Of that increase, $558.7 million is due to increased post-employment liabilities on top of the city’s increasing pension debt because of a change in state law, said Chief Financial Officer Jennie Huang Bennett. 

The rest of that increase was created by the Sales Tax Securitization Corp., which Mayor Rahm Emanuel’s administration created last year to borrow against its sales tax receipts, as part of an accounting change, city officials said.

Huang Bennett likened those liabilities to a family’s total mortgage, car and student loan debt, which are set to be paid off over several decades.

In all, the city has $30 billion worth of pension debt, Huang Bennett said.

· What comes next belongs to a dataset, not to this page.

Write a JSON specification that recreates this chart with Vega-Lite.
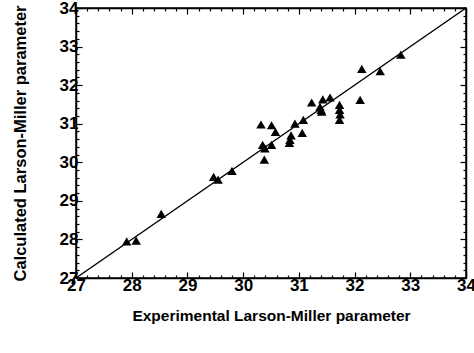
{
  "$schema": "https://vega.github.io/schema/vega-lite/v6.json",
  "width": 390,
  "height": 270,
  "autosize": {"type": "none"},
  "padding": {"left": 76, "top": 8, "right": 8, "bottom": 75},
  "background": "white",
  "config": {
    "view": {"stroke": "black", "strokeWidth": 1.5},
    "axis": {
      "grid": false,
      "domainColor": "black",
      "domainWidth": 1.5,
      "tickColor": "black",
      "tickWidth": 1.2,
      "labelColor": "black",
      "titleColor": "black",
      "labelFont": "Liberation Sans",
      "titleFont": "Liberation Sans",
      "labelFontWeight": "bold",
      "titleFontWeight": "bold",
      "labelFontSize": 17,
      "titleFontSize": 15.5
    }
  },
  "datasets": {
    "points": [
      {"exp": 27.91, "calc": 27.95},
      {"exp": 28.08, "calc": 27.97},
      {"exp": 28.53, "calc": 28.66},
      {"exp": 29.47, "calc": 29.62},
      {"exp": 29.55, "calc": 29.55},
      {"exp": 29.80, "calc": 29.78},
      {"exp": 30.32, "calc": 30.98},
      {"exp": 30.35, "calc": 30.45},
      {"exp": 30.39, "calc": 30.36},
      {"exp": 30.38, "calc": 30.07},
      {"exp": 30.51, "calc": 30.96},
      {"exp": 30.51, "calc": 30.45},
      {"exp": 30.58, "calc": 30.79},
      {"exp": 30.83, "calc": 30.50},
      {"exp": 30.84, "calc": 30.58},
      {"exp": 30.86, "calc": 30.70},
      {"exp": 30.93, "calc": 31.00},
      {"exp": 31.06, "calc": 30.76},
      {"exp": 31.08, "calc": 31.10},
      {"exp": 31.23, "calc": 31.55},
      {"exp": 31.38, "calc": 31.44},
      {"exp": 31.41, "calc": 31.31},
      {"exp": 31.43, "calc": 31.63},
      {"exp": 31.40, "calc": 31.36},
      {"exp": 31.56, "calc": 31.68},
      {"exp": 31.73, "calc": 31.49},
      {"exp": 31.73, "calc": 31.36},
      {"exp": 31.74, "calc": 31.24},
      {"exp": 31.73, "calc": 31.10},
      {"exp": 32.10, "calc": 31.62},
      {"exp": 32.13, "calc": 32.42},
      {"exp": 32.46, "calc": 32.36},
      {"exp": 32.83, "calc": 32.79}
    ],
    "line": [
      {"exp": 27, "calc": 27},
      {"exp": 34, "calc": 34}
    ]
  },
  "layer": [
    {
      "data": {"name": "line"},
      "mark": {"type": "line", "color": "black", "strokeWidth": 1.5},
      "encoding": {
        "x": {"field": "exp", "type": "quantitative",
          "scale": {"domain": [27, 34], "nice": false, "zero": false},
          "axis": {"orient": "bottom", "values": [27, 28, 29, 30, 31, 32, 33, 34], "tickSize": -6, "labelPadding": 5, "labelFlush": false, "title": "Experimental Larson-Miller parameter", "titlePadding": 15}},
        "y": {"field": "calc", "type": "quantitative",
          "scale": {"domain": [27, 34], "nice": false, "zero": false},
          "axis": {"orient": "left", "values": [27, 28, 29, 30, 31, 32, 33, 34], "tickSize": -6, "labelPadding": 4, "labelFlush": false, "title": "Calculated Larson-Miller parameter", "titleFontSize": 16.5, "titlePadding": 31}}
      }
    },
    {
      "data": {"name": "points"},
      "mark": {"type": "point", "shape": "triangle-up", "filled": true, "color": "black", "opacity": 1, "size": 90},
      "encoding": {
        "x": {"field": "exp", "type": "quantitative",
          "axis": {"orient": "top", "values": [27, 28, 29, 30, 31, 32, 33, 34], "tickSize": -6, "labels": false, "title": null}},
        "y": {"field": "calc", "type": "quantitative",
          "axis": {"orient": "right", "values": [27, 28, 29, 30, 31, 32, 33, 34], "tickSize": -6, "labels": false, "title": null}}
      }
    },
    {
      "data": {"name": "line"},
      "mark": {"type": "line", "opacity": 0},
      "encoding": {
        "x": {"field": "exp", "type": "quantitative",
          "axis": {"orient": "bottom", "values": [27.2, 27.4, 27.6, 27.8, 28.2, 28.4, 28.6, 28.8, 29.2, 29.4, 29.6, 29.8, 30.2, 30.4, 30.6, 30.8, 31.2, 31.4, 31.6, 31.8, 32.2, 32.4, 32.6, 32.8, 33.2, 33.4, 33.6, 33.8], "tickSize": -3, "labels": false, "title": null, "domain": false}},
        "y": {"field": "calc", "type": "quantitative",
          "axis": {"orient": "left", "values": [27.2, 27.4, 27.6, 27.8, 28.2, 28.4, 28.6, 28.8, 29.2, 29.4, 29.6, 29.8, 30.2, 30.4, 30.6, 30.8, 31.2, 31.4, 31.6, 31.8, 32.2, 32.4, 32.6, 32.8, 33.2, 33.4, 33.6, 33.8], "tickSize": -3, "labels": false, "title": null, "domain": false}}
      }
    },
    {
      "data": {"name": "line"},
      "mark": {"type": "line", "opacity": 0},
      "encoding": {
        "x": {"field": "exp", "type": "quantitative",
          "axis": {"orient": "top", "values": [27.2, 27.4, 27.6, 27.8, 28.2, 28.4, 28.6, 28.8, 29.2, 29.4, 29.6, 29.8, 30.2, 30.4, 30.6, 30.8, 31.2, 31.4, 31.6, 31.8, 32.2, 32.4, 32.6, 32.8, 33.2, 33.4, 33.6, 33.8], "tickSize": -3, "labels": false, "title": null, "domain": false}},
        "y": {"field": "calc", "type": "quantitative",
          "axis": {"orient": "right", "values": [27.2, 27.4, 27.6, 27.8, 28.2, 28.4, 28.6, 28.8, 29.2, 29.4, 29.6, 29.8, 30.2, 30.4, 30.6, 30.8, 31.2, 31.4, 31.6, 31.8, 32.2, 32.4, 32.6, 32.8, 33.2, 33.4, 33.6, 33.8], "tickSize": -3, "labels": false, "title": null, "domain": false}}
      }
    }
  ],
  "resolve": {"axis": {"x": "independent", "y": "independent"}}
}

The 2018 Certified Annual Financial Report — along with finalized 2019 numbers — will help Lightfoot’s financial team craft a 2020 budget proposal, Huang Bennett said.

Former Emanuel faced a $635.7 million gap in 2011 after taking over from former Mayor Richard M. Daley.

In a letter released with the report, Mayor Lori Lightfoot acknowledged that the city was facing “extraordinary financial challenges driven by a legacy of pension liabilities, mounting personnel contract increases and growing debt service obligations — all of which are long in the making.”

Lightfoot said she and her term were hard at work developing “a sustainable roadmap for the future.”

“We are committed to putting Chicago’s house in order,” Lightfoot said.